I assume that you are wanting to save power. If you have motors that drive mirrors, the motors will use thousands of times as much power as the PIC so shutting them off, which only needs code and doesn't need sleep mode will save you most of your power.
Using a PIC16LF877A, with a low supply voltage, will also save a good fraction of the power used. Running the processor at a slow clock speed cuts the power right down.
If you are going to use the A/D converter, it will run in sleep mode.
However, there is very little point in actually sending the processor to sleep while doing an A/D conversion. The conversion takes about 40 µs and you have a similar acquisition time before that.

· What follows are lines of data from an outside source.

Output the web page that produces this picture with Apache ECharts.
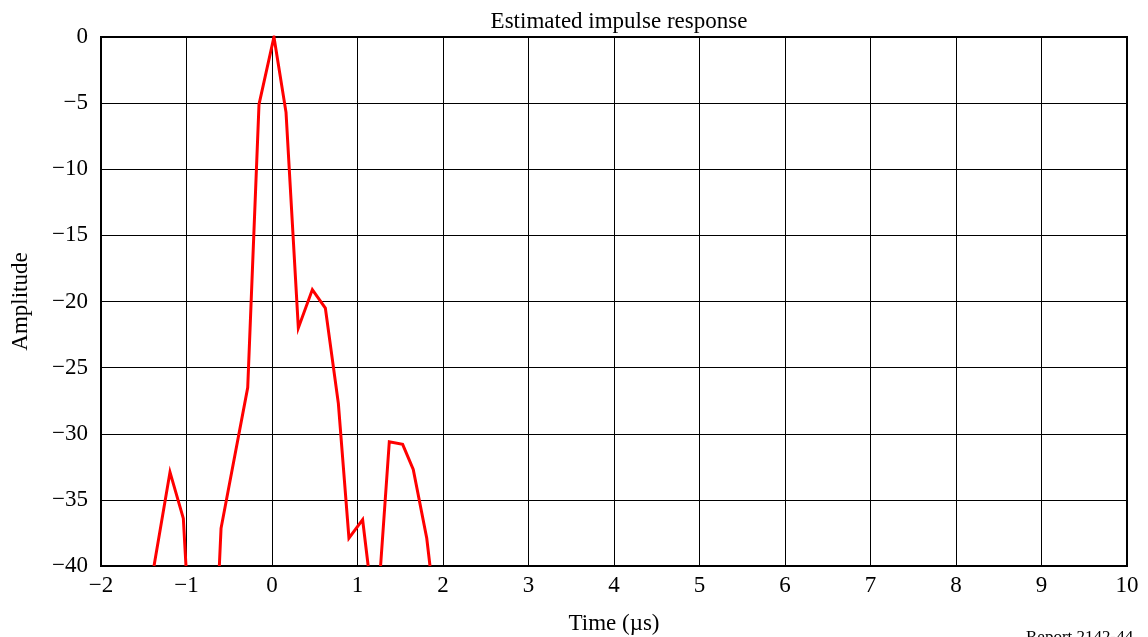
<!DOCTYPE html>
<html>
<head>
<meta charset="utf-8">
<script src="https://cdn.jsdelivr.net/npm/echarts@6/dist/echarts.min.js"></script>
<style>html,body{margin:0;padding:0;background:#fff}#c{width:1148px;height:637px}</style>
</head>
<body>
<div id="c"></div>
<script>
// Time (µs) and amplitude values; null breaks where the trace drops below -40
var timeValues = [-1.38, -1.193, -1.037, -1.006, null,
                  -0.616, -0.596, -0.284, -0.152, 0.023, 0.164, 0.308, 0.472, 0.624, 0.776, 0.90, 1.06, 1.125, null,
                  1.27, 1.372, 1.528, 1.652, 1.81, 1.848];
var amplitudeValues = [-40, -32.9, -36.4, -40, null,
                  -40, -37.15, -26.5, -5.1, 0, -5.7, -22.0, -19.1, -20.5, -27.7, -37.9, -36.5, -40, null,
                  -40, -30.6, -30.8, -32.7, -37.9, -40];
var xTicks = {min: -2, max: 10, step: 1};
var yTicks = {min: -40, max: 0, step: 5};
var titleText = 'Estimated impulse response';
var xName = 'Time (\u00b5s)';
var yName = 'Amplitude';
var noteText = 'Report 2142-44';

var data = timeValues.map(function (t, i) {
  return (t === null) ? [null, null] : [t, amplitudeValues[i]];
});
function fmt(v) { return String(v).replace('-', '\u2212'); }
var font = 'Liberation Serif, Times New Roman, serif';
var chart = echarts.init(document.getElementById('c'), null, {renderer: 'canvas'});
chart.setOption({
  animation: false,
  backgroundColor: '#fff',
  title: {text: titleText, left: 614, top: 5, textAlign: 'center',
          textStyle: {fontFamily: font, fontSize: 23, fontWeight: 'normal', color: '#000'}},
  grid: {left: 101, right: 21, top: 37, bottom: 71, show: true, borderColor: '#000', borderWidth: 2,
         containLabel: false, outerBoundsMode: 'none'},
  xAxis: {
    type: 'value', min: xTicks.min, max: xTicks.max, interval: xTicks.step,
    name: xName, nameLocation: 'middle', nameGap: 46,
    nameTextStyle: {fontFamily: font, fontSize: 23, color: '#000'},
    axisLine: {show: true, onZero: false, lineStyle: {color: '#000', width: 2}},
    axisTick: {show: false},
    axisLabel: {formatter: fmt, fontFamily: font, fontSize: 23, color: '#000', margin: 8},
    splitLine: {show: true, lineStyle: {color: '#000', width: 1}}
  },
  yAxis: {
    type: 'value', min: yTicks.min, max: yTicks.max, interval: yTicks.step,
    name: yName, nameLocation: 'middle', nameGap: 69, nameRotate: 90,
    nameTextStyle: {fontFamily: font, fontSize: 23, color: '#000'},
    axisLine: {show: true, onZero: false, lineStyle: {color: '#000', width: 2}},
    axisTick: {show: false},
    axisLabel: {formatter: fmt, fontFamily: font, fontSize: 23, color: '#000', margin: 13},
    splitLine: {show: true, lineStyle: {color: '#000', width: 1}}
  },
  series: [{
    type: 'line', data: data, showSymbol: false, connectNulls: false, clip: true,
    lineStyle: {color: '#ff0000', width: 3, join: 'miter'}
  }],
  graphic: [{
    type: 'text', left: 1026, top: 629,
    style: {text: noteText, fontFamily: font, fontSize: 17, fill: '#000'}
  }]
});
</script>
</body>
</html>
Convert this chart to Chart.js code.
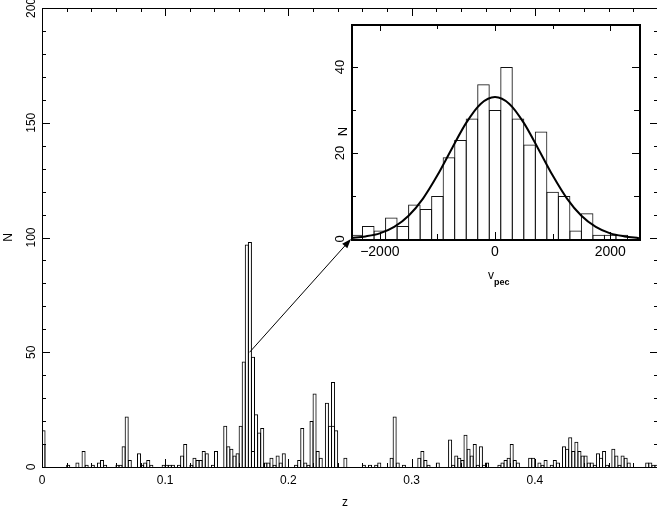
<!DOCTYPE html>
<html>
<head>
<meta charset="utf-8">
<script src="https://cdn.jsdelivr.net/npm/chart.js@4.4.1/dist/chart.umd.min.js"></script>
<style>
html, body { margin: 0; padding: 0; overflow: hidden; background: #fff; }
#wrap { position: relative; width: 660px; height: 512px; }
#wrap canvas { position: absolute; left: 0; top: 0; }
</style>
</head>
<body>
<div id="wrap">
    <canvas id="mainChart" width="660" height="512"></canvas>
    <canvas id="insetChart" width="660" height="512"></canvas>
</div>
<script>
// main histogram: counts per redshift bin, bins of 0.0025 from z = 0
const zBinWidth = 0.0025
const zCounts = [
    16, 0, 0, 0, 0, 0, 0, 0, 1, 0,   0, 2, 0, 7, 1, 0, 1, 0, 2, 3,
    1, 0, 0, 0, 1, 1, 9, 22, 3, 0,   0, 6, 1, 2, 3, 1, 0, 0, 0, 1,
    1, 1, 1, 0, 1, 5, 10, 0, 1, 4,   3, 3, 7, 6, 0, 1, 7, 0, 0, 18,
    9, 8, 5, 6, 18, 46, 97, 98, 48, 23,   15, 17, 2, 2, 4, 1, 5, 2, 6, 0,
    0, 0, 1, 3, 17, 2, 1, 20, 32, 7,   4, 0, 28, 18, 37, 16, 0, 0, 4, 0,
    0, 0, 0, 0, 1, 0, 1, 0, 1, 2,   0, 0, 0, 4, 22, 2, 0, 1, 0, 0,
    0, 0, 4, 7, 3, 1, 0, 0, 2, 0,   0, 0, 12, 1, 5, 4, 3, 14, 8, 5,
    10, 1, 9, 1, 2, 0, 0, 0, 1, 2,   3, 4, 10, 3, 2, 0, 0, 0, 4, 4,
    0, 2, 1, 3, 0, 1, 3, 2, 0, 9,   8, 13, 7, 11, 7, 5, 5, 2, 2, 1,
    6, 4, 7, 1, 0, 8, 5, 1, 5, 4,   2, 0, 0, 0, 0, 0, 2, 2, 1, 1
]
// second (sub-sample) histogram, only where its outline shows inside the bars
const zSubBins = [0, 68, 94]
const zSubCounts = [10, 7, 18]

const zTicks = [0, 0.1, 0.2, 0.3, 0.4]
const zTickLabels = ['0', '0.1', '0.2', '0.3', '0.4']
const nTicks = [0, 50, 100, 150, 200]
const nTickLabels = ['0', '50', '100', '150', '200']

// inset: peculiar velocity histogram, bins of 200 from -2500
const vBinWidth = 200
const vBinStart = -2500
const vCounts = [1, 3, 2, 5, 3, 8, 7, 10, 19, 23, 28, 36, 30, 40, 28, 22, 25, 11, 10, 2, 6, 1, 1, 1, 0]
// gaussian fit
const fitV = [-2500, -2250, -2000, -1750, -1500, -1250, -1000, -750, -500, -250, 0,
              250, 500, 750, 1000, 1250, 1500, 1750, 2000, 2250, 2500]
const fitN = [0.2, 0.6, 1.3, 2.8, 5.4, 9.4, 14.8, 21.0, 27.0, 31.4, 33.0,
              31.4, 27.0, 21.0, 14.8, 9.4, 5.4, 2.8, 1.3, 0.6, 0.2]
const vTicks = [-2000, 0, 2000]
const vTickLabels = ['\u22122000', '0', '2000']
const vnTicks = [0, 20, 40]
const vnTickLabels = ['0', '20', '40']

// arrow from the peak in the main plot to the corner of the inset (data coords)
const arrowFrom = [0.1685, 50]
const arrowTo = [-2500, 0]

const FONT = '"Liberation Sans", Arial, sans-serif'

function tickValues(min, max, step) {
    const out = []
    const k0 = Math.ceil(min / step - 1e-9)
    const k1 = Math.floor(max / step + 1e-9)
    for (let k = k0; k <= k1; k++) out.push({ v: k * step, k })
    return out
}

function drawTicks(chart, t) {
    const ctx = chart.ctx
    const a = chart.chartArea
    const xs = chart.scales.x
    const ys = chart.scales.y
    const L = Math.round(a.left)
    const R = Math.round(a.right)
    const T = Math.round(a.top)
    const B = Math.round(a.bottom)
    const w = t.frameWidth
    ctx.save()
    ctx.fillStyle = '#000'
    // frame as filled strips
    ctx.fillRect(L, T, R - L + w, w)
    ctx.fillRect(L, B, R - L + w, w)
    ctx.fillRect(L, T, w, B - T + w)
    ctx.fillRect(R, T, w, B - T + w)
    // inward ticks
    for (const { v, k } of tickValues(xs.min, xs.max, t.xMinor)) {
        const px = Math.round(xs.getPixelForValue(v))
        const len = (k % t.xEvery === 0) ? t.majorLen : t.minorLen
        ctx.fillRect(px, B - len, 1, len)
        ctx.fillRect(px, T, 1, len)
    }
    for (const { v, k } of tickValues(ys.min, ys.max, t.yMinor)) {
        const py = Math.round(ys.getPixelForValue(v))
        const len = (k % t.yEvery === 0) ? t.majorLen : t.minorLen
        ctx.fillRect(L, py, len, 1)
        ctx.fillRect(R - len, py, len, 1)
    }

    ctx.font = t.xFont + 'px ' + FONT
    ctx.textAlign = 'center'
    ctx.textBaseline = 'middle'
    t.xTicks.forEach((v, i) => {
        ctx.fillText(t.xLabels[i], xs.getPixelForValue(v), a.bottom + t.xLabelGap)
    })
    ctx.font = t.yFont + 'px ' + FONT
    t.yTicks.forEach((v, i) => {
        ctx.save()
        ctx.translate(a.left - t.yLabelGap, ys.getPixelForValue(v))
        ctx.rotate(-Math.PI / 2)
        ctx.fillText(t.yLabels[i], 0, 0)
        ctx.restore()
    })
    ctx.save()
    ctx.translate(a.left - t.yTitleGap, (a.top + a.bottom) / 2)
    ctx.rotate(-Math.PI / 2)
    ctx.fillText('N', 0, 0)
    ctx.restore()
    ctx.restore()
}

const mainAxes = {
    id: 'mainAxes',
    afterDraw(chart) {
        drawTicks(chart, {
            frameWidth: 1, xMinor: 0.02, xEvery: 5, yMinor: 10, yEvery: 5,
            minorLen: 4, majorLen: 8,
            xTicks: zTicks, xLabels: zTickLabels, xFont: 12, xLabelGap: 14,
            yTicks: nTicks, yLabels: nTickLabels, yFont: 12, yLabelGap: 10, yTitleGap: 33
        })
        const ctx = chart.ctx
        const a = chart.chartArea
        ctx.save()
        ctx.fillStyle = '#000'
        ctx.font = '12px ' + FONT
        ctx.textAlign = 'center'
        ctx.textBaseline = 'middle'
        ctx.fillText('z', (a.left + a.right) / 2 - 5, a.bottom + 36)
        ctx.restore()
    }
}

const insetAxes = {
    id: 'insetAxes',
    afterDraw(chart) {
        drawTicks(chart, {
            frameWidth: 2, xMinor: 1000, xEvery: 2, yMinor: 10, yEvery: 2,
            minorLen: 5, majorLen: 7,
            xTicks: vTicks, xLabels: vTickLabels, xFont: 14, xLabelGap: 13,
            yTicks: vnTicks, yLabels: vnTickLabels, yFont: 13, yLabelGap: 11, yTitleGap: 8
        })
        const ctx = chart.ctx
        const a = chart.chartArea
        const cx = chart.scales.x.getPixelForValue(0)
        ctx.save()
        ctx.fillStyle = '#000'
        ctx.textBaseline = 'middle'
        ctx.textAlign = 'left'
        ctx.font = '12px ' + FONT
        ctx.fillText('v', cx - 7, a.bottom + 37)
        ctx.font = 'bold 9px ' + FONT
        ctx.fillText('pec', cx - 1, a.bottom + 44)

        // arrow
        const m = mainChart
        const x0 = m.scales.x.getPixelForValue(arrowFrom[0])
        const y0 = m.scales.y.getPixelForValue(arrowFrom[1])
        const x1 = chart.scales.x.getPixelForValue(arrowTo[0])
        const y1 = chart.scales.y.getPixelForValue(arrowTo[1])
        const ang = Math.atan2(y1 - y0, x1 - x0)
        const head = 10
        ctx.strokeStyle = '#000'
        ctx.lineWidth = 1
        ctx.beginPath()
        ctx.moveTo(x0, y0)
        ctx.lineTo(x1 - head * 0.8 * Math.cos(ang), y1 - head * 0.8 * Math.sin(ang))
        ctx.stroke()
        ctx.beginPath()
        ctx.moveTo(x1, y1)
        ctx.lineTo(x1 - head * Math.cos(ang - 0.35), y1 - head * Math.sin(ang - 0.35))
        ctx.lineTo(x1 - head * Math.cos(ang + 0.35), y1 - head * Math.sin(ang + 0.35))
        ctx.closePath()
        ctx.fill()
        ctx.restore()
    }
}

const mainData = zCounts.map((n, i) => ({ x: (i + 0.5) * zBinWidth, y: n }))
const subData = zSubBins.map((b, i) => ({ x: (b + 0.5) * zBinWidth, y: zSubCounts[i] }))

const barStyle = {
    backgroundColor: 'rgba(0,0,0,0)',
    borderColor: '#000',
    borderWidth: 1,
    categoryPercentage: 1,
    grouped: false
}

const mainChart = new Chart(document.getElementById('mainChart'), {
    type: 'bar',
    data: {
        datasets: [
            { ...barStyle, data: mainData, barPercentage: 1.32 },
            { ...barStyle, data: subData, barPercentage: 1.32 }
        ]
    },
    options: {
        responsive: false,
        animation: false,
        events: [],
        layout: { padding: { left: 42, top: 8, right: 2, bottom: 45 } },
        plugins: { legend: { display: false }, tooltip: { enabled: false } },
        scales: {
            x: { type: 'linear', min: 0, max: 0.5, offset: false, display: false },
            y: { min: 0, max: 200, display: false }
        }
    },
    plugins: [mainAxes]
})

const vData = vCounts.map((n, i) => ({ x: vBinStart + (i + 0.5) * vBinWidth, y: n }))
const fitData = fitV.map((v, i) => ({ x: v, y: fitN[i] }))

const insetChart = new Chart(document.getElementById('insetChart'), {
    type: 'bar',
    data: {
        datasets: [{
            type: 'line',
            data: fitData,
            borderColor: '#000',
            borderWidth: 2,
            pointRadius: 0,
            cubicInterpolationMode: 'monotone',
            fill: false
        }, { ...barStyle, data: vData, borderColor: '#111', barPercentage: 1.087 }]
    },
    options: {
        responsive: false,
        animation: false,
        events: [],
        layout: { padding: { left: 351, top: 24, right: 21, bottom: 273 } },
        plugins: { legend: { display: false }, tooltip: { enabled: false } },
        scales: {
            x: { type: 'linear', min: -2500, max: 2500, offset: false, display: false },
            y: { min: 0, max: 50, display: false }
        }
    },
    plugins: [insetAxes]
})
</script>
</body>
</html>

A good way to save power is to set a timer, running on a 32.768 kHz watch crystal. Send the processor to sleep until the timer times out. Then turn on the A/D converter, do the conversion, and if it is still dark, go back to sleep. You can connect a watch crystal to timer1 on a PIC16LF877A, and use that to wake up the processor. The RC oscillator is best for the processor in an application like that, because it starts up quickly.
You are only looking for changes in daylight, so you could set the timer for several minutes. You would do that on a PIC16LF877A by only taking an A/D reading after being woken up a number of times.
If you are really keen to save processor power, other processors allow you to change the clock speed as well as going to sleep.
Alternatively, feed the PIC from solar cells. It will just stop at night, and restart in the morning. You loose any data in the registers but the program is safe, as is what is in EEPROM.